● **THE TASK**
For the copy, please give all of the data again exactly and leave the pictures out.

═════ INFORMATION SHOWN

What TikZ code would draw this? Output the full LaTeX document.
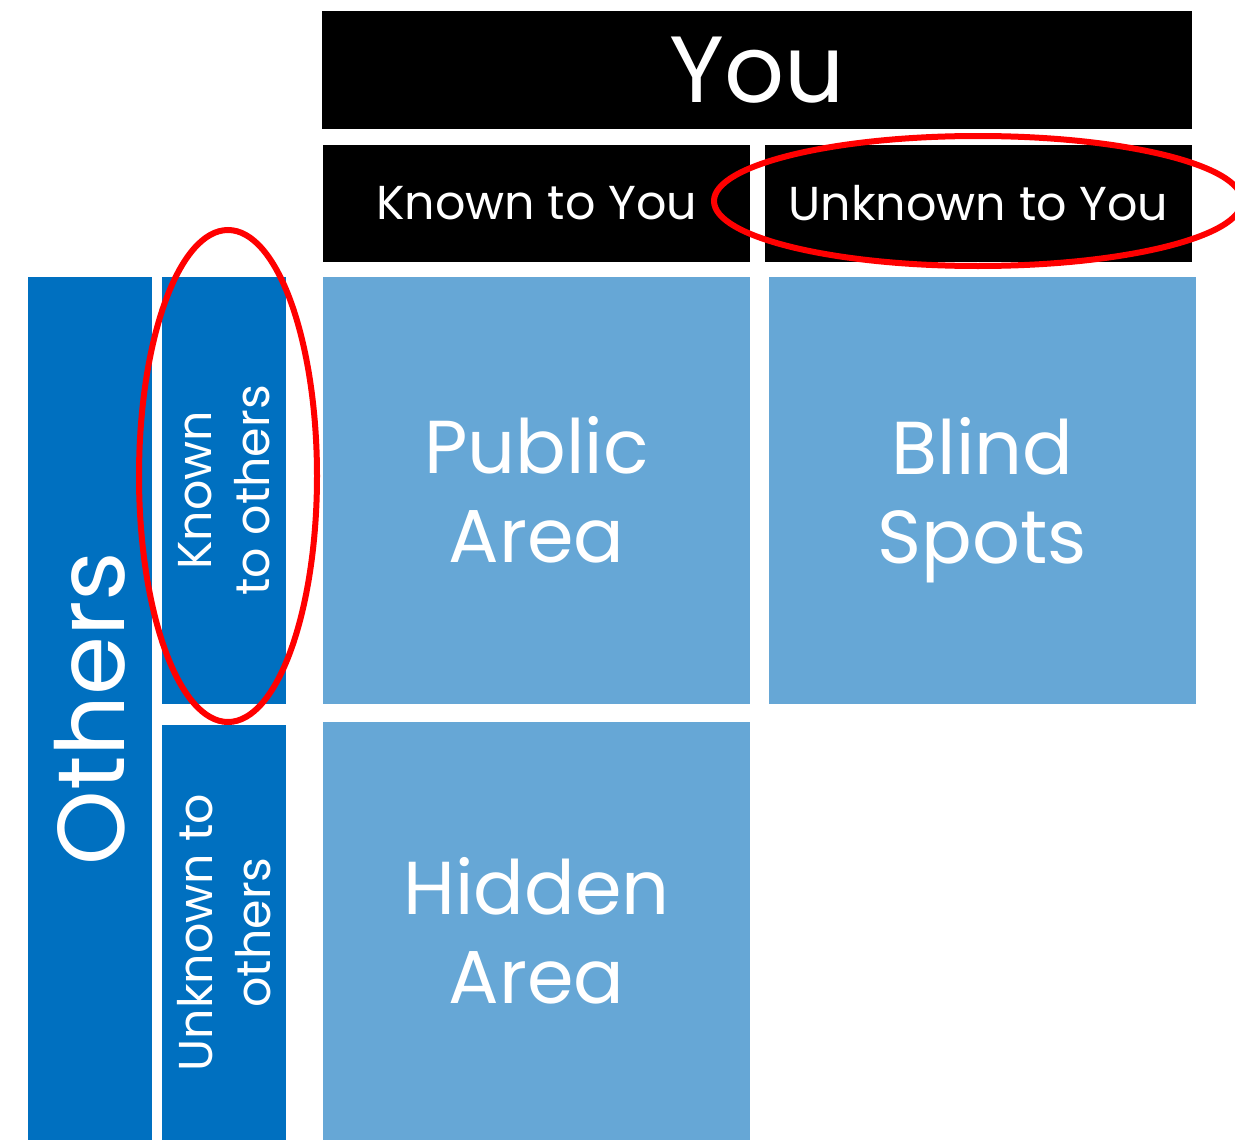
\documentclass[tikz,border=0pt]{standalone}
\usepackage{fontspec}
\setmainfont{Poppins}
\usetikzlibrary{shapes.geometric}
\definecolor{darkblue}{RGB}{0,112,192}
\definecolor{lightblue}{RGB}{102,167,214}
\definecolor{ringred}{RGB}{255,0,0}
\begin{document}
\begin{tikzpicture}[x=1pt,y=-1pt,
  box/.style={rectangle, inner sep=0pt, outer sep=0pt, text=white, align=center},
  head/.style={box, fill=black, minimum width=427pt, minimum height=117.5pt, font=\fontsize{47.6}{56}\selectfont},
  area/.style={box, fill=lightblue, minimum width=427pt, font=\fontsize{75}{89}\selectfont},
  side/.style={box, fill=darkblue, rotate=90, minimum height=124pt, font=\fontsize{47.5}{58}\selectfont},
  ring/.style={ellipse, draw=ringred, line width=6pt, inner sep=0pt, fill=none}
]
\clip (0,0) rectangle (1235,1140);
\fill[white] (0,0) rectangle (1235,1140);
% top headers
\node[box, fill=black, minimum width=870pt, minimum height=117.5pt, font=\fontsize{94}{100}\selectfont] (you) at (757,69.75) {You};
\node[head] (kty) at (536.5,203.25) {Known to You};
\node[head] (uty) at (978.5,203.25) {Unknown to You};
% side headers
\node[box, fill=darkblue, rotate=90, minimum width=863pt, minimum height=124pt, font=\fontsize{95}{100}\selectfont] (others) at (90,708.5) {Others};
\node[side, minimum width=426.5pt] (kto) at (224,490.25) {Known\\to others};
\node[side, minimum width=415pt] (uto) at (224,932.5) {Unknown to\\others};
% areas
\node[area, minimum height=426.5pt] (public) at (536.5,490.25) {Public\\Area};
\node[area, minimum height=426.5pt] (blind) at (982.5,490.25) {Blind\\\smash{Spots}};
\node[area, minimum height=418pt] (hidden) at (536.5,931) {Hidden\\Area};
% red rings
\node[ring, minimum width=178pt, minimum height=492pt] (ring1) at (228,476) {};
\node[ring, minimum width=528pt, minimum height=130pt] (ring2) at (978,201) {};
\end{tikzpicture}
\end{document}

══════════

● **THE REPLY**
What TikZ code would draw this? Output the full LaTeX document.
\documentclass[tikz,border=0pt]{standalone}
\usepackage{fontspec}
\setmainfont{Poppins}
\usetikzlibrary{shapes.geometric}
\definecolor{darkblue}{RGB}{0,112,192}
\definecolor{lightblue}{RGB}{102,167,214}
\definecolor{ringred}{RGB}{255,0,0}
\begin{document}
\begin{tikzpicture}[x=1pt,y=-1pt,
  box/.style={rectangle, inner sep=0pt, outer sep=0pt, text=white, align=center},
  head/.style={box, fill=black, minimum width=427pt, minimum height=117.5pt, font=\fontsize{47.6}{56}\selectfont},
  area/.style={box, fill=lightblue, minimum width=427pt, font=\fontsize{75}{89}\selectfont},
  side/.style={box, fill=darkblue, rotate=90, minimum height=124pt, font=\fontsize{47.5}{58}\selectfont},
  ring/.style={ellipse, draw=ringred, line width=6pt, inner sep=0pt, fill=none}
]
\clip (0,0) rectangle (1235,1140);
\fill[white] (0,0) rectangle (1235,1140);
% top headers
\node[box, fill=black, minimum width=870pt, minimum height=117.5pt, font=\fontsize{94}{100}\selectfont] (you) at (757,69.75) {You};
\node[head] (kty) at (536.5,203.25) {Known to You};
\node[head] (uty) at (978.5,203.25) {Unknown to You};
% side headers
\node[box, fill=darkblue, rotate=90, minimum width=863pt, minimum height=124pt, font=\fontsize{95}{100}\selectfont] (others) at (90,708.5) {Others};
\node[side, minimum width=426.5pt] (kto) at (224,490.25) {Known\\to others};
\node[side, minimum width=415pt] (uto) at (224,932.5) {Unknown to\\others};
% areas
\node[area, minimum height=426.5pt] (public) at (536.5,490.25) {Public\\Area};
\node[area, minimum height=426.5pt] (blind) at (982.5,490.25) {Blind\\\smash{Spots}};
\node[area, minimum height=418pt] (hidden) at (536.5,931) {Hidden\\Area};
% red rings
\node[ring, minimum width=178pt, minimum height=492pt] (ring1) at (228,476) {};
\node[ring, minimum width=528pt, minimum height=130pt] (ring2) at (978,201) {};
\end{tikzpicture}
\end{document}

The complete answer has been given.